- _TASK DETAILS_
Repeat the span of the entries below that starts at the line with "Generate a Python" and ends at the line with "y_ticks = [0, 20, 40, 60, 80, 100, 120, 140]", nothing more. Skip the pictures.

- _DATASET ROWS_
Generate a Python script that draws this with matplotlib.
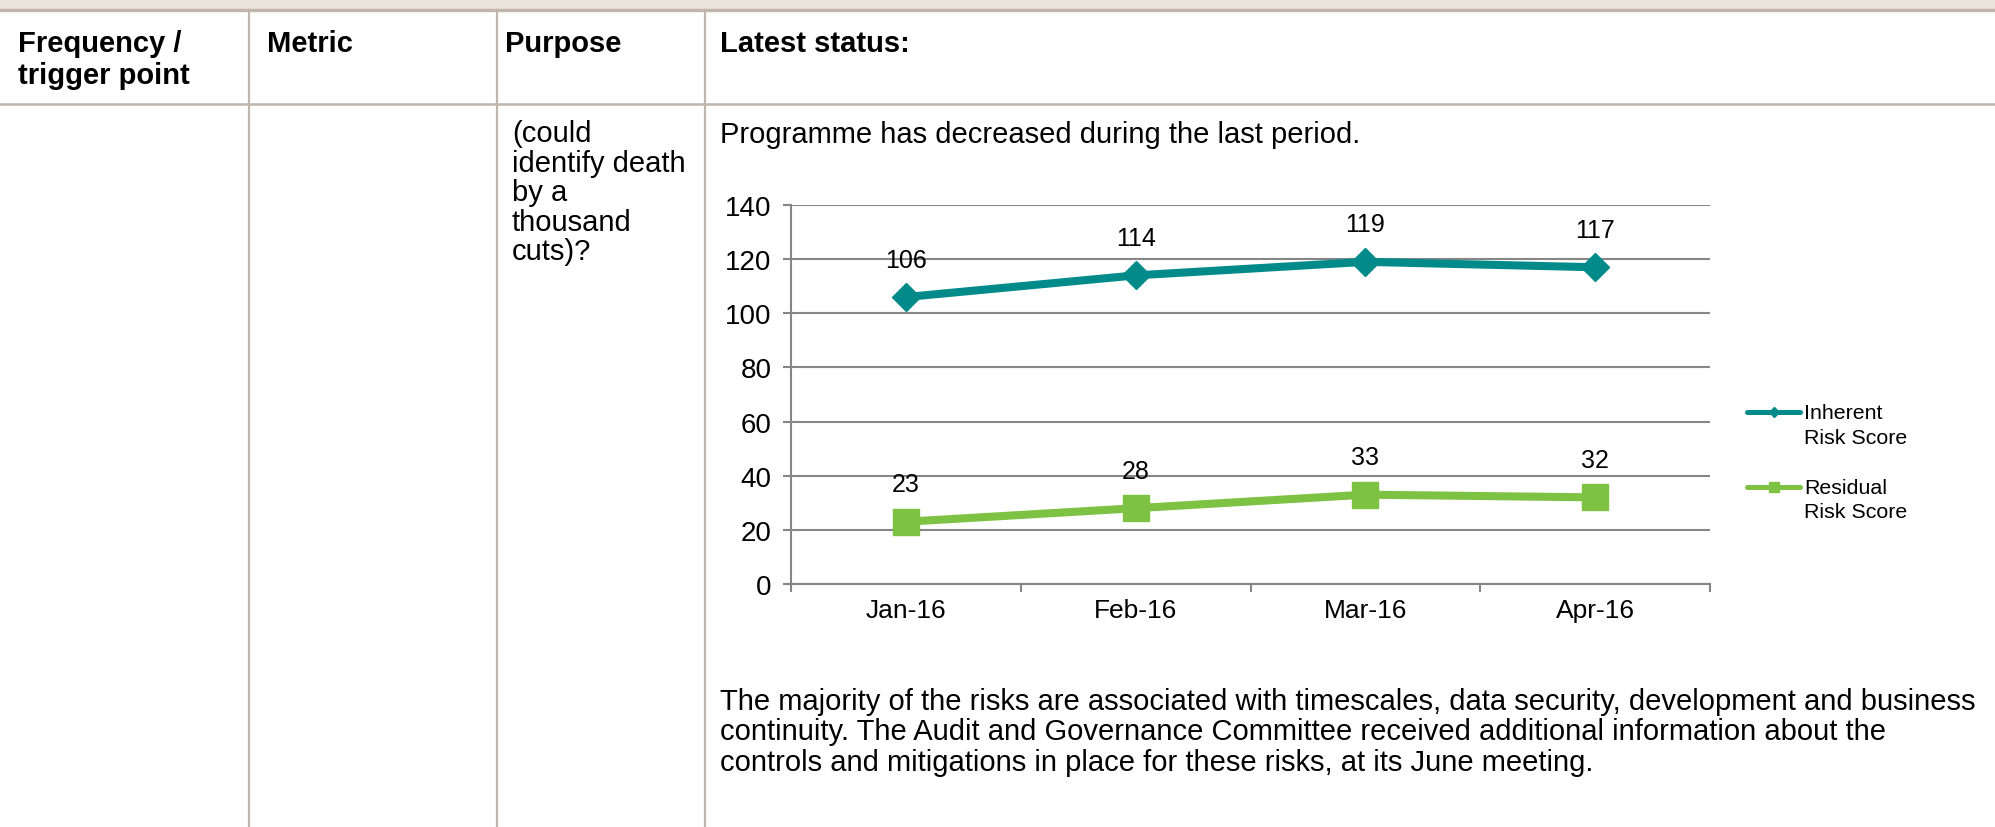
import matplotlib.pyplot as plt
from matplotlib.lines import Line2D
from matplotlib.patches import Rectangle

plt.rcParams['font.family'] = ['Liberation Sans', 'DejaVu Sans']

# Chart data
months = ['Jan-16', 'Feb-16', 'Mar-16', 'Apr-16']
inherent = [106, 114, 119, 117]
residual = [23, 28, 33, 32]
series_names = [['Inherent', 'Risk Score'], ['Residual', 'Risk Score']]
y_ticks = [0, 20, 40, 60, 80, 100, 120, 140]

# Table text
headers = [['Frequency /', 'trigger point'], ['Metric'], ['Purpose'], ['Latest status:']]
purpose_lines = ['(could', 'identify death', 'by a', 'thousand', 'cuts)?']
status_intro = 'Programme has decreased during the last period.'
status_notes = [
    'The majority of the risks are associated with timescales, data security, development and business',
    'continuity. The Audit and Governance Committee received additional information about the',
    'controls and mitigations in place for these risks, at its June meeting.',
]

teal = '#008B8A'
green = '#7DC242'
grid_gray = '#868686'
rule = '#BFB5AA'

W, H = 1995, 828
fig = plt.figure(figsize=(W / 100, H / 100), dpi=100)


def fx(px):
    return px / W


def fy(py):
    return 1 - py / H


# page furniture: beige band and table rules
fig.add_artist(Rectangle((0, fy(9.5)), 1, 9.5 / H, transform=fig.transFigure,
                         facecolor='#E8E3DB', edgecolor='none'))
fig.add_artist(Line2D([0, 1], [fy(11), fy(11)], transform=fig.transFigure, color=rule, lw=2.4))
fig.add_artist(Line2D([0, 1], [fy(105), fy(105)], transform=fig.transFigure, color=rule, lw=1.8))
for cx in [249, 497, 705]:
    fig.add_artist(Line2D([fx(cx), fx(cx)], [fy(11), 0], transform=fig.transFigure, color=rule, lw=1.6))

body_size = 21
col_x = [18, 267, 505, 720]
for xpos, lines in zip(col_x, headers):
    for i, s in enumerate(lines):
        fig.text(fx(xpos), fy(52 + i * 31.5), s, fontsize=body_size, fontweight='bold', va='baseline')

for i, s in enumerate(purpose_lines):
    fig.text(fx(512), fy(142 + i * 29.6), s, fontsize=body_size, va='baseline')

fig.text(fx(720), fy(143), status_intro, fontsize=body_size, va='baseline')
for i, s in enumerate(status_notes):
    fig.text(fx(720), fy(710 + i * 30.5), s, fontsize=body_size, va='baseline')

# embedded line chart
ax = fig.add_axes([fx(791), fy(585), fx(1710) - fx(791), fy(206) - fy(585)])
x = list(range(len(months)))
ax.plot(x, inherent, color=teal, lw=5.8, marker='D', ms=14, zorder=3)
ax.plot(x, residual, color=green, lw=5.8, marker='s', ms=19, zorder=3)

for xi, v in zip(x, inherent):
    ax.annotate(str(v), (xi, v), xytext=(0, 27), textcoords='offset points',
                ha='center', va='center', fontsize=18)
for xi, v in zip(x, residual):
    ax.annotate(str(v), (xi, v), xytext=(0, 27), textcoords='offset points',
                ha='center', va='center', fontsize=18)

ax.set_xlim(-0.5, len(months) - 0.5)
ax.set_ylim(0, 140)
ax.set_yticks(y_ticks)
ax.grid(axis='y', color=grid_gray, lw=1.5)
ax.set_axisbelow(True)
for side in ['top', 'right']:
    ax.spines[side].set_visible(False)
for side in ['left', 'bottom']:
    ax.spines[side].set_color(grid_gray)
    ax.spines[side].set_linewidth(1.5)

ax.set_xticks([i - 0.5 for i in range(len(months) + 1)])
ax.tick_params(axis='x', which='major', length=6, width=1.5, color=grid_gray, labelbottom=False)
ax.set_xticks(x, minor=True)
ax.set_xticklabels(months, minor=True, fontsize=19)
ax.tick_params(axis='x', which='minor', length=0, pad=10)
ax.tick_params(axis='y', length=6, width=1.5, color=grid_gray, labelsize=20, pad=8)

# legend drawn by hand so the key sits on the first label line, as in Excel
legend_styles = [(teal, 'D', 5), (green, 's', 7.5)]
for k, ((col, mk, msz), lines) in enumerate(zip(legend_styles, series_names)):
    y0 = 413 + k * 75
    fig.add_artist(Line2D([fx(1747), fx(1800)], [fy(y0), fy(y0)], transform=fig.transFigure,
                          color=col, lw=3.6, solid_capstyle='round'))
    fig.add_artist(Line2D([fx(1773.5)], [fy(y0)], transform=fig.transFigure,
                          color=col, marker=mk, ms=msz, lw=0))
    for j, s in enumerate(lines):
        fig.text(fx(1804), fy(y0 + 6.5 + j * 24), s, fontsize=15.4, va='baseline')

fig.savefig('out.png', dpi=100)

---

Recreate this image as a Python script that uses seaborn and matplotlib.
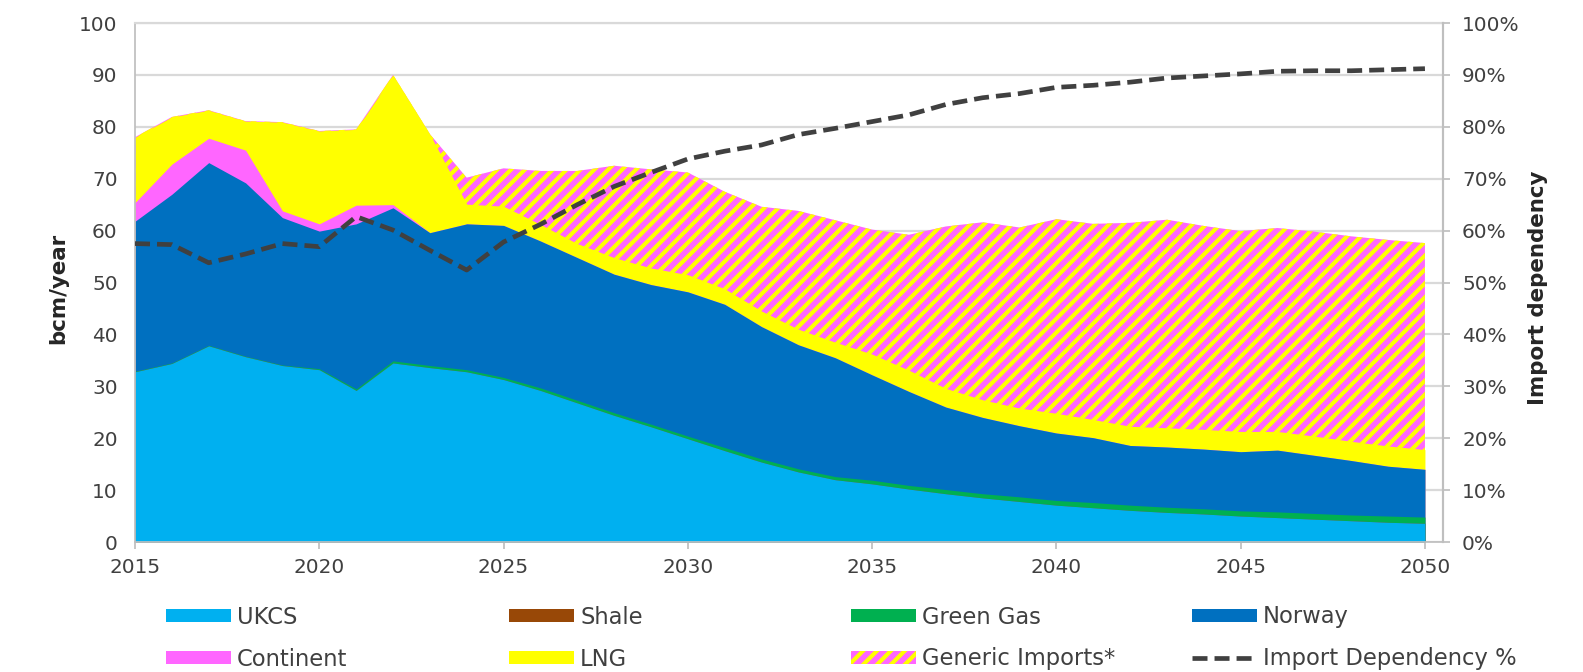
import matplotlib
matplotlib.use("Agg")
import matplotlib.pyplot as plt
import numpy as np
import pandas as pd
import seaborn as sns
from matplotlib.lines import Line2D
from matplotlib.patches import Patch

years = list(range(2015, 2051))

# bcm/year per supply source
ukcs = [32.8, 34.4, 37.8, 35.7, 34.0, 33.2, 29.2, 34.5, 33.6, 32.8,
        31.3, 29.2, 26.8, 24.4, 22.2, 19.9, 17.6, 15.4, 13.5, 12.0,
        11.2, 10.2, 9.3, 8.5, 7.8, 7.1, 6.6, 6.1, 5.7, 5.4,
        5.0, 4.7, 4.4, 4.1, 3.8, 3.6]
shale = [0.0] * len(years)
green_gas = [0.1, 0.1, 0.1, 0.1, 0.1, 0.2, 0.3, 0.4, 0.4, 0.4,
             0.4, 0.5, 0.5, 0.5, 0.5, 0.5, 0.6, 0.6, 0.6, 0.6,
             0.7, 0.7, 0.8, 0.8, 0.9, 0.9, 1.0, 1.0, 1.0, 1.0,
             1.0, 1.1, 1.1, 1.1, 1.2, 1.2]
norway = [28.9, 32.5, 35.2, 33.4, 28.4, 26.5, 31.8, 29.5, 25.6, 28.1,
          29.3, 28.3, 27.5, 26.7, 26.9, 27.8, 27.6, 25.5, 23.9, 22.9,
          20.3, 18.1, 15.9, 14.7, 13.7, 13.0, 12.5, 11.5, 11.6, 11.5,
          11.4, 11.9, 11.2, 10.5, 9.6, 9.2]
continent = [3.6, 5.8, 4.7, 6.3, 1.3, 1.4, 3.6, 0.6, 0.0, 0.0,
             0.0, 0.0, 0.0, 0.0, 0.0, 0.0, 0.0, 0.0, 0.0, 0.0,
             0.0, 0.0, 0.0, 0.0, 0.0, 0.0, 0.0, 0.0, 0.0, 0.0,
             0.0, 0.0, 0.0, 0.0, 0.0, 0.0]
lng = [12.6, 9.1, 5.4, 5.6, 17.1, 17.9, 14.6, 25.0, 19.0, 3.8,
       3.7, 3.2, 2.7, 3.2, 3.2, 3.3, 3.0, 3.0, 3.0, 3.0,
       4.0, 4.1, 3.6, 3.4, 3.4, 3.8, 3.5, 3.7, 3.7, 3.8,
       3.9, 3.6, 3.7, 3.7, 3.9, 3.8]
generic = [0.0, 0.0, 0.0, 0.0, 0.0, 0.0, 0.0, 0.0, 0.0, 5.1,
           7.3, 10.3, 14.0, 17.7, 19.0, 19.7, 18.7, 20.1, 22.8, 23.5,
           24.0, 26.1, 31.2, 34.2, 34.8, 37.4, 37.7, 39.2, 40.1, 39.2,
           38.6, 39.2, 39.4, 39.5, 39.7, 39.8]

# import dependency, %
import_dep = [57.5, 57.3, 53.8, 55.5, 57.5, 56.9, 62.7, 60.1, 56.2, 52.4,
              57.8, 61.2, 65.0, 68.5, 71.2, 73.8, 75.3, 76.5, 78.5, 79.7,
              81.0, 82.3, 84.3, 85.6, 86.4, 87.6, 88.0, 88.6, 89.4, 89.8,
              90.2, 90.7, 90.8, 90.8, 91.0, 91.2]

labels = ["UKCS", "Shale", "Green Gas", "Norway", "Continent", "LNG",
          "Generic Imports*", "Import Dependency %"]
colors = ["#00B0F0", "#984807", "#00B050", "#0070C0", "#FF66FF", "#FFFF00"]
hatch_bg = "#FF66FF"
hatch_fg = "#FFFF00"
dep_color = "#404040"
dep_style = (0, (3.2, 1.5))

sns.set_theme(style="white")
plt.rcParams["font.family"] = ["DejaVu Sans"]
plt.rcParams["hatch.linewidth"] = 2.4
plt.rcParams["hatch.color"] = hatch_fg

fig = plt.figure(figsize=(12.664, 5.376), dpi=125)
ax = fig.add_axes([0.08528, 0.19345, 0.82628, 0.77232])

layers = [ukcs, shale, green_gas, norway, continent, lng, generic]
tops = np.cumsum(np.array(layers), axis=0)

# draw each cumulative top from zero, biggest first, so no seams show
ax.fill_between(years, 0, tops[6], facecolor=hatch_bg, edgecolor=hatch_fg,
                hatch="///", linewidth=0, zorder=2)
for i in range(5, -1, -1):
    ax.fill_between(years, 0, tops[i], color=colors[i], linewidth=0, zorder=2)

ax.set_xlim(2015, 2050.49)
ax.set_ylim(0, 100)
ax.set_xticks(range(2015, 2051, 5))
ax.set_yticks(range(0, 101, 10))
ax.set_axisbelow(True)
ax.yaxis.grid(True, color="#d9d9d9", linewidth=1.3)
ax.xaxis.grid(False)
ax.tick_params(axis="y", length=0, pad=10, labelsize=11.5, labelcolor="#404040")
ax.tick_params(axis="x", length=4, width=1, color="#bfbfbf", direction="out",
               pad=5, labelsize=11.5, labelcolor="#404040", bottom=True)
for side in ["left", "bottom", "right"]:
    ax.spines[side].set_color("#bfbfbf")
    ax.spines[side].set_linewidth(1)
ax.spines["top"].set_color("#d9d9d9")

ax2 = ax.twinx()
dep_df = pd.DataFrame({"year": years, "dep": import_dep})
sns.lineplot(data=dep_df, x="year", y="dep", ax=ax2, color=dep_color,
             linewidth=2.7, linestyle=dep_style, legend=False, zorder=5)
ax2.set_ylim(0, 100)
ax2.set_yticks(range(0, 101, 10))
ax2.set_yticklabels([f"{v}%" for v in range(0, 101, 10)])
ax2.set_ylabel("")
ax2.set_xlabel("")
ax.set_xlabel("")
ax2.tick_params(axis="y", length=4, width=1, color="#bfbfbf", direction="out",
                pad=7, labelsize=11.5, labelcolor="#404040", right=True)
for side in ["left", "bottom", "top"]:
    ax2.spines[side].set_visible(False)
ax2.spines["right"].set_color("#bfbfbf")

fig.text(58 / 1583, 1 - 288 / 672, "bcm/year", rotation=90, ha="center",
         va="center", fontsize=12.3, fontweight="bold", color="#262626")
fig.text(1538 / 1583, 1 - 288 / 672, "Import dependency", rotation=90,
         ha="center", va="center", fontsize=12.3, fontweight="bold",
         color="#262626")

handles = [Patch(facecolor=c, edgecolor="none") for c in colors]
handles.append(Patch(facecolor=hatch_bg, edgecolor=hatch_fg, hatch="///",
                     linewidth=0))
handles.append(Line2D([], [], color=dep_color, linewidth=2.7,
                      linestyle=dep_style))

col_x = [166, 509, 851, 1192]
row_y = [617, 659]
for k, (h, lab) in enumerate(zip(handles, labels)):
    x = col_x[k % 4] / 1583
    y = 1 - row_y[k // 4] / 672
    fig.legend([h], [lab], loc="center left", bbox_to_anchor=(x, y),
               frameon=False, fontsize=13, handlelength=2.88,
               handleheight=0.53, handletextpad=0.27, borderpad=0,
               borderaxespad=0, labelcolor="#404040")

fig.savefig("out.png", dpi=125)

...

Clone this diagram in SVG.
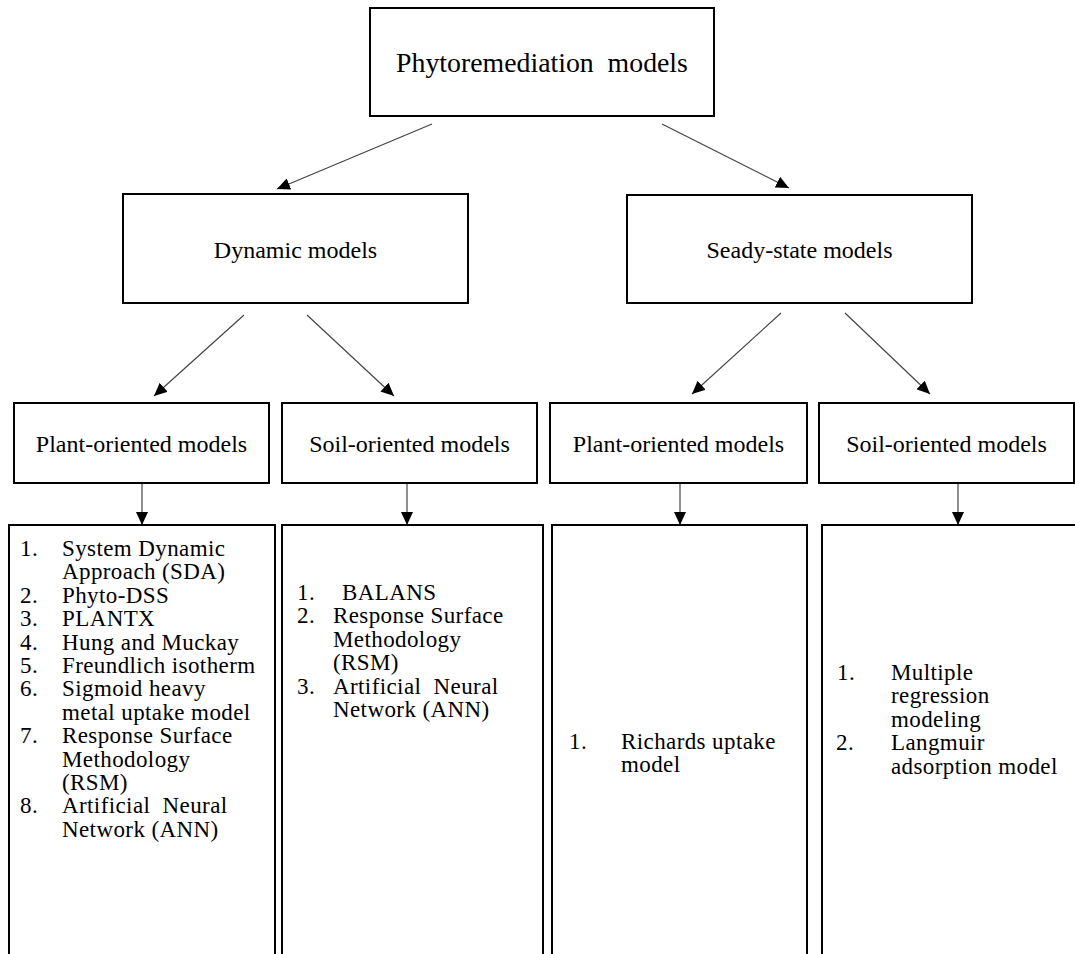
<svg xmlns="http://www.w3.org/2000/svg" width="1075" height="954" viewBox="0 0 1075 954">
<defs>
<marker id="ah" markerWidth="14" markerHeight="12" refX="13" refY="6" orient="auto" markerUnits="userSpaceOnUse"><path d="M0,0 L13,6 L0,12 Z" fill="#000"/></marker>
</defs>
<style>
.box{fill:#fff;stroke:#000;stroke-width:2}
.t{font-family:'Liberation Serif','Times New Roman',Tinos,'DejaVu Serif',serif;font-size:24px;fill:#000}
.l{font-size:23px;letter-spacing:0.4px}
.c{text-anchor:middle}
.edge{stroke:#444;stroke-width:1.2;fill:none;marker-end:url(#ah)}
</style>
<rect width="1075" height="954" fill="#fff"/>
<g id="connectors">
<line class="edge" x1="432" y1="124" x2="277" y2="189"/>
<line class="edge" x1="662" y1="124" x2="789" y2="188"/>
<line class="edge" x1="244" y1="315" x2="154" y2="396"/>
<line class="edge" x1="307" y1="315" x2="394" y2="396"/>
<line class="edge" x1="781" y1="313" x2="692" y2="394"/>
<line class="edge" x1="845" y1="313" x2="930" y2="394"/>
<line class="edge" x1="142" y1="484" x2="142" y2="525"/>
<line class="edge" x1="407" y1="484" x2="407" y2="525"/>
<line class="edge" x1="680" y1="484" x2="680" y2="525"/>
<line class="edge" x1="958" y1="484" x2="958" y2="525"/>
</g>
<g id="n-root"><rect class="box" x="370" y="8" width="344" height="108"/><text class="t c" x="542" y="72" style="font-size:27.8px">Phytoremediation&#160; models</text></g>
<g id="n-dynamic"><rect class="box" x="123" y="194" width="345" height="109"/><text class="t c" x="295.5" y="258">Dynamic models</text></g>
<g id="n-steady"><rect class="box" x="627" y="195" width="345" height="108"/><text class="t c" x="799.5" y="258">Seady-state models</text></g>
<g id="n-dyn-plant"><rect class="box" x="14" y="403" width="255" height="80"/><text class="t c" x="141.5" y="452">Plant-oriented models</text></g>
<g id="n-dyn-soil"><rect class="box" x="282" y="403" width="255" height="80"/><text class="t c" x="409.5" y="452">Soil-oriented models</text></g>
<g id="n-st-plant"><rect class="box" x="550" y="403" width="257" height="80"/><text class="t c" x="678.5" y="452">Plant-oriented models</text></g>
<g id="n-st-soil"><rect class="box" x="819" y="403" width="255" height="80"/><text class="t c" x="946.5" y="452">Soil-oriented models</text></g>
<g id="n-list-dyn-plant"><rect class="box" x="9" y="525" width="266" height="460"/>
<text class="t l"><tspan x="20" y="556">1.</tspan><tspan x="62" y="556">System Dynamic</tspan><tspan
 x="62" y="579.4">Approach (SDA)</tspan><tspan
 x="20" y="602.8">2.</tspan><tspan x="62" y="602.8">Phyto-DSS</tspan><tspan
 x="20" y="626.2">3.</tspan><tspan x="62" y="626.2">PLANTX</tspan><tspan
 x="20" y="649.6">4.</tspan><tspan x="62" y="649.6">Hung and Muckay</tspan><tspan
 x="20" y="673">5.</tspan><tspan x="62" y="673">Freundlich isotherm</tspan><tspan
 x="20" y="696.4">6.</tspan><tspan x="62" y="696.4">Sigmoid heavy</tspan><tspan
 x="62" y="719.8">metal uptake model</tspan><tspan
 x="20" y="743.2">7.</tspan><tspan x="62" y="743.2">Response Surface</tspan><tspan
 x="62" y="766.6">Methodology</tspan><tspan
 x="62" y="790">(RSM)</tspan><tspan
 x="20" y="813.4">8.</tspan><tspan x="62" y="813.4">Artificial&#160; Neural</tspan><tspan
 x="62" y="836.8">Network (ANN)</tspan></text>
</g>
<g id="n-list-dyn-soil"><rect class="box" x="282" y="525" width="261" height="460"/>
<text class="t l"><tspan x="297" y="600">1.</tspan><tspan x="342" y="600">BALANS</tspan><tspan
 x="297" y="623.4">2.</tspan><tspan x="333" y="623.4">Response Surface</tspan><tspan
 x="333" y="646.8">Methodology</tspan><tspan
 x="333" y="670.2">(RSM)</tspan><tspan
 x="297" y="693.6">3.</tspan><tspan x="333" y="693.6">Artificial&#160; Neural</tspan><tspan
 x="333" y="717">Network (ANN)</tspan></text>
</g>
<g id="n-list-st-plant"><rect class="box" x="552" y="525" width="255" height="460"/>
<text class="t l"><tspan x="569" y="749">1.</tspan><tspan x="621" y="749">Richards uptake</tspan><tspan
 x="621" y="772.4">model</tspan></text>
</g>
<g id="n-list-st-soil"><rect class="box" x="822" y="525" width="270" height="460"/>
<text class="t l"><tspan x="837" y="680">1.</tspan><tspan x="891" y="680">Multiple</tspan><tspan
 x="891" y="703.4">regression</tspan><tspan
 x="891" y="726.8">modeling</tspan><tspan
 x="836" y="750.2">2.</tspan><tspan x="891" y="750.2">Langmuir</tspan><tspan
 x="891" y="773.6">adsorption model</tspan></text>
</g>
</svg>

- _SOLUTION TO THIS PROBLEM_
Generate a Python script that draws this with matplotlib.
import matplotlib.pyplot as plt
from matplotlib.lines import Line2D
from matplotlib.patches import Rectangle

plt.rcParams['font.family'] = ['Liberation Sans', 'DejaVu Sans']

# Chart data
months = ['Jan-16', 'Feb-16', 'Mar-16', 'Apr-16']
inherent = [106, 114, 119, 117]
residual = [23, 28, 33, 32]
series_names = [['Inherent', 'Risk Score'], ['Residual', 'Risk Score']]
y_ticks = [0, 20, 40, 60, 80, 100, 120, 140]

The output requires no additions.